__EXERCISE PROMPT__
From the first line of the data below through the line holding "lefts = [c0_left, c30_left, c60_left, c90_left]", output each line exactly and leave the pictures out.

** BEGIN **

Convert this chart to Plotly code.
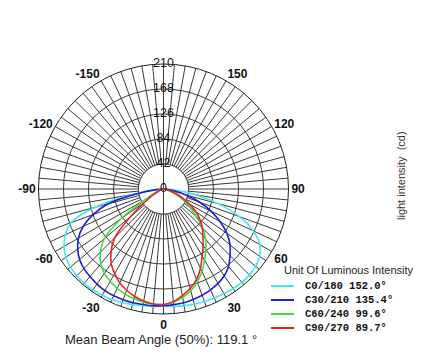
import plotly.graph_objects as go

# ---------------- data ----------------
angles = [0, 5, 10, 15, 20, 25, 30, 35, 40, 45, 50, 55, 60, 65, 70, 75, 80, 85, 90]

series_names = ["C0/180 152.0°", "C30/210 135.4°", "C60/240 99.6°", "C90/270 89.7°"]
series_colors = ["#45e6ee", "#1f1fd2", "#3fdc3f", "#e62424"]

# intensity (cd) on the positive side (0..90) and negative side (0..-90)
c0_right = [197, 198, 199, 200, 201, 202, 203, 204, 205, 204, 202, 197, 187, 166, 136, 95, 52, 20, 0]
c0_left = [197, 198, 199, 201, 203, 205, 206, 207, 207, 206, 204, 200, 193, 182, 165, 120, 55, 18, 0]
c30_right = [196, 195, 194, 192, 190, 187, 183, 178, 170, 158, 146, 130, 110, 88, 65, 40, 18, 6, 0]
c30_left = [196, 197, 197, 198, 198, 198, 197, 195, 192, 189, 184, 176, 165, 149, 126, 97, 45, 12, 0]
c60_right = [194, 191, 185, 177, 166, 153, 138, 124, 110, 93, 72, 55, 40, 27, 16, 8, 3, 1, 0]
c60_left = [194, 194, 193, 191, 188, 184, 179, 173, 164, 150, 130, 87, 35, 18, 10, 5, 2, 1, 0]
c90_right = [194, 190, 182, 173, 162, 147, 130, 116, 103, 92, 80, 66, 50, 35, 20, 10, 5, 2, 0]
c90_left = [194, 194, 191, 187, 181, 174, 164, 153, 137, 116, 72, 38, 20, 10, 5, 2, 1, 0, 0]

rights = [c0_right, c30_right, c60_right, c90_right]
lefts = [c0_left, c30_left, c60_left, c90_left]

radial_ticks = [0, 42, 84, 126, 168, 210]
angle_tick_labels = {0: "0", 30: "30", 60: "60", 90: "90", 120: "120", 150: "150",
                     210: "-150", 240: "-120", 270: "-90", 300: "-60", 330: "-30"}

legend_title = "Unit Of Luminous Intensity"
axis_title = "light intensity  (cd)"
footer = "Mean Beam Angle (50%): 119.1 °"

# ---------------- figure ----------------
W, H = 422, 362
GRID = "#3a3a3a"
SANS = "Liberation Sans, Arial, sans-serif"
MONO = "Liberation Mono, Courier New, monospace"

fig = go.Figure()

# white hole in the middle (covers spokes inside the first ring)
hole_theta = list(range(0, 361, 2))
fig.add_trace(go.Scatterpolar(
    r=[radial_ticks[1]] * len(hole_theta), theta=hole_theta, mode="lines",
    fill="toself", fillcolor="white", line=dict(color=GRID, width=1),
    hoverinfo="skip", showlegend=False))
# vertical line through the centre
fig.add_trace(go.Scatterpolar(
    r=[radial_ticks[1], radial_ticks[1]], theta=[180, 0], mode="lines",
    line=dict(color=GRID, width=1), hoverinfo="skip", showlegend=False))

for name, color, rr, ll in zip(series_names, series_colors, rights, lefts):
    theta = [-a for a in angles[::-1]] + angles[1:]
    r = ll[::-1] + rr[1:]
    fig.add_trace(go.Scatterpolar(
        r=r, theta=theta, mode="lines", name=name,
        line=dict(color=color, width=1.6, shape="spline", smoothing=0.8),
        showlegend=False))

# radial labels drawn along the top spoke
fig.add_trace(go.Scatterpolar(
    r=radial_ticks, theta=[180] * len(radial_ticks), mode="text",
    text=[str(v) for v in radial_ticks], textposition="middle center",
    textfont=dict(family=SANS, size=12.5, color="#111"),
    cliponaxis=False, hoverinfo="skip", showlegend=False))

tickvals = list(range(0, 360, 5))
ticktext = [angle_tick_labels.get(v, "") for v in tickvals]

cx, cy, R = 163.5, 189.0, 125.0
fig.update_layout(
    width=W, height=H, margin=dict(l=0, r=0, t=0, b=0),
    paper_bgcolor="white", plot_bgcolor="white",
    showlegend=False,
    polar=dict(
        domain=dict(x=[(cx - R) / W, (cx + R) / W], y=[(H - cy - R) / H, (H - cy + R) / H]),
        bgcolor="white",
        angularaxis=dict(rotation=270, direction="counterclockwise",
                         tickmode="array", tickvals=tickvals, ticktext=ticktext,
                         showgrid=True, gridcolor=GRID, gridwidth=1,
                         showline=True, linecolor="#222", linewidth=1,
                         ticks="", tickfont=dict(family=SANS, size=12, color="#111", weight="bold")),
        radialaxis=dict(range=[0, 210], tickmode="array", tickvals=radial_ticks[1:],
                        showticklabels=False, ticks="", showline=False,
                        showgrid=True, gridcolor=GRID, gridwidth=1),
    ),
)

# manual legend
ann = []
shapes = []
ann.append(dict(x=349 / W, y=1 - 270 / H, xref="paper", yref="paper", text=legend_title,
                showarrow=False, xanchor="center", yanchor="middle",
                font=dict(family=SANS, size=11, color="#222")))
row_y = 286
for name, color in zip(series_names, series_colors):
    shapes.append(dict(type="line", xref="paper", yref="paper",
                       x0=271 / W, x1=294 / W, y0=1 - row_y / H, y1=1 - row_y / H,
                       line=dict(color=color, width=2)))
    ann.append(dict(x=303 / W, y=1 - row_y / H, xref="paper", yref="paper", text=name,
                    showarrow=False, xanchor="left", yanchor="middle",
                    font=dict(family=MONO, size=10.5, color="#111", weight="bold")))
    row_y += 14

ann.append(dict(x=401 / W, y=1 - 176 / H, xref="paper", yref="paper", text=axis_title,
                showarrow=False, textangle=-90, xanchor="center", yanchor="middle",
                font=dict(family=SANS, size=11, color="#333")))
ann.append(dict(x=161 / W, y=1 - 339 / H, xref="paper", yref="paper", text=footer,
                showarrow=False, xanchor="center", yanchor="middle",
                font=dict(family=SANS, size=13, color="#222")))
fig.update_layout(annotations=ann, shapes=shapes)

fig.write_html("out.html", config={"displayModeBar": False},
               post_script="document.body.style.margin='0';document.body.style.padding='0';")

** END **

__FINAL ANSWER__
Convert this chart to Plotly code.
import plotly.graph_objects as go

# ---------------- data ----------------
angles = [0, 5, 10, 15, 20, 25, 30, 35, 40, 45, 50, 55, 60, 65, 70, 75, 80, 85, 90]

series_names = ["C0/180 152.0°", "C30/210 135.4°", "C60/240 99.6°", "C90/270 89.7°"]
series_colors = ["#45e6ee", "#1f1fd2", "#3fdc3f", "#e62424"]

# intensity (cd) on the positive side (0..90) and negative side (0..-90)
c0_right = [197, 198, 199, 200, 201, 202, 203, 204, 205, 204, 202, 197, 187, 166, 136, 95, 52, 20, 0]
c0_left = [197, 198, 199, 201, 203, 205, 206, 207, 207, 206, 204, 200, 193, 182, 165, 120, 55, 18, 0]
c30_right = [196, 195, 194, 192, 190, 187, 183, 178, 170, 158, 146, 130, 110, 88, 65, 40, 18, 6, 0]
c30_left = [196, 197, 197, 198, 198, 198, 197, 195, 192, 189, 184, 176, 165, 149, 126, 97, 45, 12, 0]
c60_right = [194, 191, 185, 177, 166, 153, 138, 124, 110, 93, 72, 55, 40, 27, 16, 8, 3, 1, 0]
c60_left = [194, 194, 193, 191, 188, 184, 179, 173, 164, 150, 130, 87, 35, 18, 10, 5, 2, 1, 0]
c90_right = [194, 190, 182, 173, 162, 147, 130, 116, 103, 92, 80, 66, 50, 35, 20, 10, 5, 2, 0]
c90_left = [194, 194, 191, 187, 181, 174, 164, 153, 137, 116, 72, 38, 20, 10, 5, 2, 1, 0, 0]

rights = [c0_right, c30_right, c60_right, c90_right]
lefts = [c0_left, c30_left, c60_left, c90_left]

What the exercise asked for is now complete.